Aim of the exercise
Would you copy out the whole listing exactly as given?

+++ Dataset section

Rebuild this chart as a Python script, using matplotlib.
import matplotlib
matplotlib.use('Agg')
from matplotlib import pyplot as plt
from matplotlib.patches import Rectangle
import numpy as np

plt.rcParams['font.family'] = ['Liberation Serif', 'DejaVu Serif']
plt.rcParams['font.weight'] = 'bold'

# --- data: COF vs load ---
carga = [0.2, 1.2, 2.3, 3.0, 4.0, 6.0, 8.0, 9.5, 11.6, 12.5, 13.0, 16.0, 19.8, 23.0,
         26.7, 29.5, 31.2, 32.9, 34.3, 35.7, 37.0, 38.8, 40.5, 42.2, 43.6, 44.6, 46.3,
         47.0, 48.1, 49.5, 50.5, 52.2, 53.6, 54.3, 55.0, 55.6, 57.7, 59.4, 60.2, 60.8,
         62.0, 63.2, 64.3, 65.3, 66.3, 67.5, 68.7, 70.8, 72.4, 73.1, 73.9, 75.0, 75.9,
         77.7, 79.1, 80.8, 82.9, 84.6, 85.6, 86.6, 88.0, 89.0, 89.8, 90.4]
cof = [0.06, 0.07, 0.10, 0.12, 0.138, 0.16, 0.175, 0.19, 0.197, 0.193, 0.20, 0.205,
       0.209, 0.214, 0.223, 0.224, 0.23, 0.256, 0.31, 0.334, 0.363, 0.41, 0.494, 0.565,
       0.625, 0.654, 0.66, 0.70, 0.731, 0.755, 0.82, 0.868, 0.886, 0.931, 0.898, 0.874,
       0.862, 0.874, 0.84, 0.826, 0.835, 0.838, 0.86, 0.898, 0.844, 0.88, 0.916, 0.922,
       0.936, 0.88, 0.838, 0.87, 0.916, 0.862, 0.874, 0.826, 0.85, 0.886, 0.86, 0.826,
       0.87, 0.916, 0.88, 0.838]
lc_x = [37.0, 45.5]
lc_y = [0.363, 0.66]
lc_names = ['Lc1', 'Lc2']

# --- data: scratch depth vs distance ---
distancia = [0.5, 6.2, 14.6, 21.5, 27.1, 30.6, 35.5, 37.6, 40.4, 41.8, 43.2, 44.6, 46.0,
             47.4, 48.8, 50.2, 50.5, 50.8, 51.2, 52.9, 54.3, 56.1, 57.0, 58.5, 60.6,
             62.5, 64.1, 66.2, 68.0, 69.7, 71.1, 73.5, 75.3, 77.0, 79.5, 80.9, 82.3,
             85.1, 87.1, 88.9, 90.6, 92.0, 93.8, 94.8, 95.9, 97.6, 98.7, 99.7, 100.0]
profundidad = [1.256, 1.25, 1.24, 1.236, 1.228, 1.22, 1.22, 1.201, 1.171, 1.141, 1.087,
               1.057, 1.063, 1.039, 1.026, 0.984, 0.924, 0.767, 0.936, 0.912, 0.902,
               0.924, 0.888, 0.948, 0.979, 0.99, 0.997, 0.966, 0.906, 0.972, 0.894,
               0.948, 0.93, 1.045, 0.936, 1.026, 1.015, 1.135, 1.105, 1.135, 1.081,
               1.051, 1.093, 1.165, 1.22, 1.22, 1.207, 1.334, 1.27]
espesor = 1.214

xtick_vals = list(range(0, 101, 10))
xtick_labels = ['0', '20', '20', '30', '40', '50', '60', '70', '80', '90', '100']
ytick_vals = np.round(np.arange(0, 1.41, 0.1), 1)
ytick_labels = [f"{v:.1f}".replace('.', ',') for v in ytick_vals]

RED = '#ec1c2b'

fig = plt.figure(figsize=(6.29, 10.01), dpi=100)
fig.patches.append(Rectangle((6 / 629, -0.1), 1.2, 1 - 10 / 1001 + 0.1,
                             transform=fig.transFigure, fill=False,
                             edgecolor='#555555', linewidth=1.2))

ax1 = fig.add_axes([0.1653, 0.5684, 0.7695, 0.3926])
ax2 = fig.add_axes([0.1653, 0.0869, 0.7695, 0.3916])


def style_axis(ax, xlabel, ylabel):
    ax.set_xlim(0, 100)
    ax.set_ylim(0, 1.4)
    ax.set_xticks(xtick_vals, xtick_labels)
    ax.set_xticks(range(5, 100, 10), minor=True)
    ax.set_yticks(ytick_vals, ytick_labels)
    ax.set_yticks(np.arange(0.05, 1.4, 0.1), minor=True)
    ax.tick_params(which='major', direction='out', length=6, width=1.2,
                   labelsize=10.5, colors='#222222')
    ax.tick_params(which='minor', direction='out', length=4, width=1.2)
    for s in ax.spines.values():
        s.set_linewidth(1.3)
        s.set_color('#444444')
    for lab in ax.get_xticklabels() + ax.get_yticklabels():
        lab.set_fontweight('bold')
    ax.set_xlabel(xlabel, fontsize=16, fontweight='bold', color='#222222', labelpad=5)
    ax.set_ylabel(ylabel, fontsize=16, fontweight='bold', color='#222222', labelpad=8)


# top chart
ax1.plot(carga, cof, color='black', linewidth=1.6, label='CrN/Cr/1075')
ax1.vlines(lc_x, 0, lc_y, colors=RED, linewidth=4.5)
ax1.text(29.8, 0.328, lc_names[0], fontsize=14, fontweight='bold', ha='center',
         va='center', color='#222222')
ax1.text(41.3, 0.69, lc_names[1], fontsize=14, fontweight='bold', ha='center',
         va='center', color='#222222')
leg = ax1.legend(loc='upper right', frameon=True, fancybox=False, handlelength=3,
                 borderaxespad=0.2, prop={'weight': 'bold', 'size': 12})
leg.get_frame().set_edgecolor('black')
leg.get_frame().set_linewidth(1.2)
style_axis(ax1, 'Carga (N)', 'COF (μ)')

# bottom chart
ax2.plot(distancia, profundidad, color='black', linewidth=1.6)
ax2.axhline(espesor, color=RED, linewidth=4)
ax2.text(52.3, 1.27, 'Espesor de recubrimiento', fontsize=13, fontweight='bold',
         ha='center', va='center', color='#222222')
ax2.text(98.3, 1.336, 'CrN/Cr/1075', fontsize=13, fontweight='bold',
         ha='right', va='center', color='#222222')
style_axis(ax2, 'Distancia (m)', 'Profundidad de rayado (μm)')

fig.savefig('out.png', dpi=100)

++++++

Solution to this problem
Rebuild this chart as a Python script, using matplotlib.
import matplotlib
matplotlib.use('Agg')
from matplotlib import pyplot as plt
from matplotlib.patches import Rectangle
import numpy as np

plt.rcParams['font.family'] = ['Liberation Serif', 'DejaVu Serif']
plt.rcParams['font.weight'] = 'bold'

# --- data: COF vs load ---
carga = [0.2, 1.2, 2.3, 3.0, 4.0, 6.0, 8.0, 9.5, 11.6, 12.5, 13.0, 16.0, 19.8, 23.0,
         26.7, 29.5, 31.2, 32.9, 34.3, 35.7, 37.0, 38.8, 40.5, 42.2, 43.6, 44.6, 46.3,
         47.0, 48.1, 49.5, 50.5, 52.2, 53.6, 54.3, 55.0, 55.6, 57.7, 59.4, 60.2, 60.8,
         62.0, 63.2, 64.3, 65.3, 66.3, 67.5, 68.7, 70.8, 72.4, 73.1, 73.9, 75.0, 75.9,
         77.7, 79.1, 80.8, 82.9, 84.6, 85.6, 86.6, 88.0, 89.0, 89.8, 90.4]
cof = [0.06, 0.07, 0.10, 0.12, 0.138, 0.16, 0.175, 0.19, 0.197, 0.193, 0.20, 0.205,
       0.209, 0.214, 0.223, 0.224, 0.23, 0.256, 0.31, 0.334, 0.363, 0.41, 0.494, 0.565,
       0.625, 0.654, 0.66, 0.70, 0.731, 0.755, 0.82, 0.868, 0.886, 0.931, 0.898, 0.874,
       0.862, 0.874, 0.84, 0.826, 0.835, 0.838, 0.86, 0.898, 0.844, 0.88, 0.916, 0.922,
       0.936, 0.88, 0.838, 0.87, 0.916, 0.862, 0.874, 0.826, 0.85, 0.886, 0.86, 0.826,
       0.87, 0.916, 0.88, 0.838]
lc_x = [37.0, 45.5]
lc_y = [0.363, 0.66]
lc_names = ['Lc1', 'Lc2']

# --- data: scratch depth vs distance ---
distancia = [0.5, 6.2, 14.6, 21.5, 27.1, 30.6, 35.5, 37.6, 40.4, 41.8, 43.2, 44.6, 46.0,
             47.4, 48.8, 50.2, 50.5, 50.8, 51.2, 52.9, 54.3, 56.1, 57.0, 58.5, 60.6,
             62.5, 64.1, 66.2, 68.0, 69.7, 71.1, 73.5, 75.3, 77.0, 79.5, 80.9, 82.3,
             85.1, 87.1, 88.9, 90.6, 92.0, 93.8, 94.8, 95.9, 97.6, 98.7, 99.7, 100.0]
profundidad = [1.256, 1.25, 1.24, 1.236, 1.228, 1.22, 1.22, 1.201, 1.171, 1.141, 1.087,
               1.057, 1.063, 1.039, 1.026, 0.984, 0.924, 0.767, 0.936, 0.912, 0.902,
               0.924, 0.888, 0.948, 0.979, 0.99, 0.997, 0.966, 0.906, 0.972, 0.894,
               0.948, 0.93, 1.045, 0.936, 1.026, 1.015, 1.135, 1.105, 1.135, 1.081,
               1.051, 1.093, 1.165, 1.22, 1.22, 1.207, 1.334, 1.27]
espesor = 1.214

xtick_vals = list(range(0, 101, 10))
xtick_labels = ['0', '20', '20', '30', '40', '50', '60', '70', '80', '90', '100']
ytick_vals = np.round(np.arange(0, 1.41, 0.1), 1)
ytick_labels = [f"{v:.1f}".replace('.', ',') for v in ytick_vals]

RED = '#ec1c2b'

fig = plt.figure(figsize=(6.29, 10.01), dpi=100)
fig.patches.append(Rectangle((6 / 629, -0.1), 1.2, 1 - 10 / 1001 + 0.1,
                             transform=fig.transFigure, fill=False,
                             edgecolor='#555555', linewidth=1.2))

ax1 = fig.add_axes([0.1653, 0.5684, 0.7695, 0.3926])
ax2 = fig.add_axes([0.1653, 0.0869, 0.7695, 0.3916])


def style_axis(ax, xlabel, ylabel):
    ax.set_xlim(0, 100)
    ax.set_ylim(0, 1.4)
    ax.set_xticks(xtick_vals, xtick_labels)
    ax.set_xticks(range(5, 100, 10), minor=True)
    ax.set_yticks(ytick_vals, ytick_labels)
    ax.set_yticks(np.arange(0.05, 1.4, 0.1), minor=True)
    ax.tick_params(which='major', direction='out', length=6, width=1.2,
                   labelsize=10.5, colors='#222222')
    ax.tick_params(which='minor', direction='out', length=4, width=1.2)
    for s in ax.spines.values():
        s.set_linewidth(1.3)
        s.set_color('#444444')
    for lab in ax.get_xticklabels() + ax.get_yticklabels():
        lab.set_fontweight('bold')
    ax.set_xlabel(xlabel, fontsize=16, fontweight='bold', color='#222222', labelpad=5)
    ax.set_ylabel(ylabel, fontsize=16, fontweight='bold', color='#222222', labelpad=8)


# top chart
ax1.plot(carga, cof, color='black', linewidth=1.6, label='CrN/Cr/1075')
ax1.vlines(lc_x, 0, lc_y, colors=RED, linewidth=4.5)
ax1.text(29.8, 0.328, lc_names[0], fontsize=14, fontweight='bold', ha='center',
         va='center', color='#222222')
ax1.text(41.3, 0.69, lc_names[1], fontsize=14, fontweight='bold', ha='center',
         va='center', color='#222222')
leg = ax1.legend(loc='upper right', frameon=True, fancybox=False, handlelength=3,
                 borderaxespad=0.2, prop={'weight': 'bold', 'size': 12})
leg.get_frame().set_edgecolor('black')
leg.get_frame().set_linewidth(1.2)
style_axis(ax1, 'Carga (N)', 'COF (μ)')

# bottom chart
ax2.plot(distancia, profundidad, color='black', linewidth=1.6)
ax2.axhline(espesor, color=RED, linewidth=4)
ax2.text(52.3, 1.27, 'Espesor de recubrimiento', fontsize=13, fontweight='bold',
         ha='center', va='center', color='#222222')
ax2.text(98.3, 1.336, 'CrN/Cr/1075', fontsize=13, fontweight='bold',
         ha='right', va='center', color='#222222')
style_axis(ax2, 'Distancia (m)', 'Profundidad de rayado (μm)')

fig.savefig('out.png', dpi=100)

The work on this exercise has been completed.